As is the case with Roger Sherman, one suspects that Ellsworth tends to be left out of the picture because he wanted a less strict separation between church and state than did Madison. (For that matter, Madison wanted a stricter separation than did virtually all of the other Founders.) To be clear about this, Ellsworth did not desire a national establishment. Also he was glad that the U.S. Constitution banned religious tests for office-holders. At the same time, he remained supportive of the established church in his home state. Indeed, in one of his Landholder essays, he praised the prohibition of religious tests in the Constitution’s Article VI but noted that “I heartedly approve of our [state] laws against drunkenness, profane swearing, blasphemy, and professed atheism.”

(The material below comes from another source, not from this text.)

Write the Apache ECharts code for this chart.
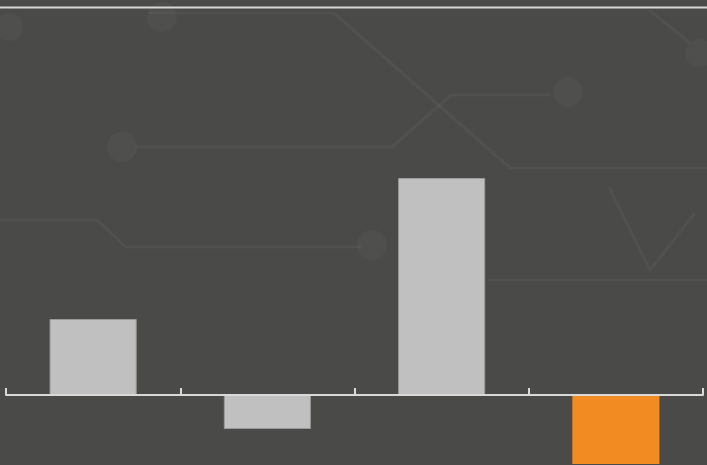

In 1796, President Washington nominated Ellsworth to be the third Chief Justice of the U.S. Supreme Court. In 1799, in the midst of an undeclared war with France, President Adams appointed him to be one of three commissioners to America’s old ally. Although they were unable to resolve every controversy, the delegates succeeded in negotiating a treaty that ended the fighting. Unfortunately, the international travel was ruinous for Ellsworth’s health and, upon his return in 1800, he resigned from the Supreme Court. He died in 1807 in Windsor, Connecticut.
Ellsworth deserves to be better known. By no means is this to suggest that he was as important or influential as a Madison. At the same time, it is intellectually dishonest to pretend that his views are irrelevant for understanding the original intentions of the men who drafted the First Amendment. And if one is interested in the original understanding of those who adopted the First Amendment, there are excellent reasons to think that Ellsworth’s views are representative of the 50 to 75 percent of Americans of that era who were Calvinists.